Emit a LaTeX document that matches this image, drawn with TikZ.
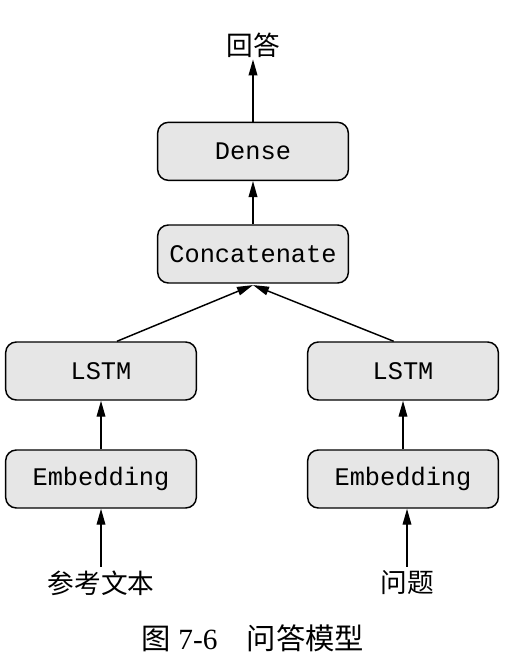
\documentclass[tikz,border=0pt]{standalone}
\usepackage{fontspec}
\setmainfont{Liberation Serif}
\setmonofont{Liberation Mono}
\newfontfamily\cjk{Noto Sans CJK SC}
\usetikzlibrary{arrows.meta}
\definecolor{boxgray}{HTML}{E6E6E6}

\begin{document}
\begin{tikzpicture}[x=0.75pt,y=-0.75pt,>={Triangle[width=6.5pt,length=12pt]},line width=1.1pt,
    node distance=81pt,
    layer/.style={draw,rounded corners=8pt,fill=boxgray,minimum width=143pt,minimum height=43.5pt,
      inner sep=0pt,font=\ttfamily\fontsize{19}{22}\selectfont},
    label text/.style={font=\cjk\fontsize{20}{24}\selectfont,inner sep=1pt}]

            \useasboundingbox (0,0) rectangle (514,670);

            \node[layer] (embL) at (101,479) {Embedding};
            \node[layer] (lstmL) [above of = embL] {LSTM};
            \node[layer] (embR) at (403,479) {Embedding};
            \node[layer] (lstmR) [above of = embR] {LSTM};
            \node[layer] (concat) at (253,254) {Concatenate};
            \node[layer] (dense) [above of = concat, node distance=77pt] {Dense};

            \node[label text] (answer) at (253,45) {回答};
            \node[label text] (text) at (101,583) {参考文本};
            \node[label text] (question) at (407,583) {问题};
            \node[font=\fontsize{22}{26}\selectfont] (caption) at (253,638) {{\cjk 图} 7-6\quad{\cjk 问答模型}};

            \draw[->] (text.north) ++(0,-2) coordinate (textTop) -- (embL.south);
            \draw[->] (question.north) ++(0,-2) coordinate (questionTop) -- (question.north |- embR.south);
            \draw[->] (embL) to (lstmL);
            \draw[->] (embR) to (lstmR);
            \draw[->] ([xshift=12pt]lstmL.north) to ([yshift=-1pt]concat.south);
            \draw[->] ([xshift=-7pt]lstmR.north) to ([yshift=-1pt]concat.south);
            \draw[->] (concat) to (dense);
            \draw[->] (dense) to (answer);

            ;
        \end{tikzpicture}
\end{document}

•••••

§ **Exercise prompt**
Return all of the data exactly as written, and drop the pictures.

§ **Correct answer**
Emit a LaTeX document that matches this image, drawn with TikZ.
\documentclass[tikz,border=0pt]{standalone}
\usepackage{fontspec}
\setmainfont{Liberation Serif}
\setmonofont{Liberation Mono}
\newfontfamily\cjk{Noto Sans CJK SC}
\usetikzlibrary{arrows.meta}
\definecolor{boxgray}{HTML}{E6E6E6}

\begin{document}
\begin{tikzpicture}[x=0.75pt,y=-0.75pt,>={Triangle[width=6.5pt,length=12pt]},line width=1.1pt,
    node distance=81pt,
    layer/.style={draw,rounded corners=8pt,fill=boxgray,minimum width=143pt,minimum height=43.5pt,
      inner sep=0pt,font=\ttfamily\fontsize{19}{22}\selectfont},
    label text/.style={font=\cjk\fontsize{20}{24}\selectfont,inner sep=1pt}]

            \useasboundingbox (0,0) rectangle (514,670);

            \node[layer] (embL) at (101,479) {Embedding};
            \node[layer] (lstmL) [above of = embL] {LSTM};
            \node[layer] (embR) at (403,479) {Embedding};
            \node[layer] (lstmR) [above of = embR] {LSTM};
            \node[layer] (concat) at (253,254) {Concatenate};
            \node[layer] (dense) [above of = concat, node distance=77pt] {Dense};

            \node[label text] (answer) at (253,45) {回答};
            \node[label text] (text) at (101,583) {参考文本};
            \node[label text] (question) at (407,583) {问题};
            \node[font=\fontsize{22}{26}\selectfont] (caption) at (253,638) {{\cjk 图} 7-6\quad{\cjk 问答模型}};

            \draw[->] (text.north) ++(0,-2) coordinate (textTop) -- (embL.south);
            \draw[->] (question.north) ++(0,-2) coordinate (questionTop) -- (question.north |- embR.south);
            \draw[->] (embL) to (lstmL);
            \draw[->] (embR) to (lstmR);
            \draw[->] ([xshift=12pt]lstmL.north) to ([yshift=-1pt]concat.south);
            \draw[->] ([xshift=-7pt]lstmR.north) to ([yshift=-1pt]concat.south);
            \draw[->] (concat) to (dense);
            \draw[->] (dense) to (answer);

            ;
        \end{tikzpicture}
\end{document}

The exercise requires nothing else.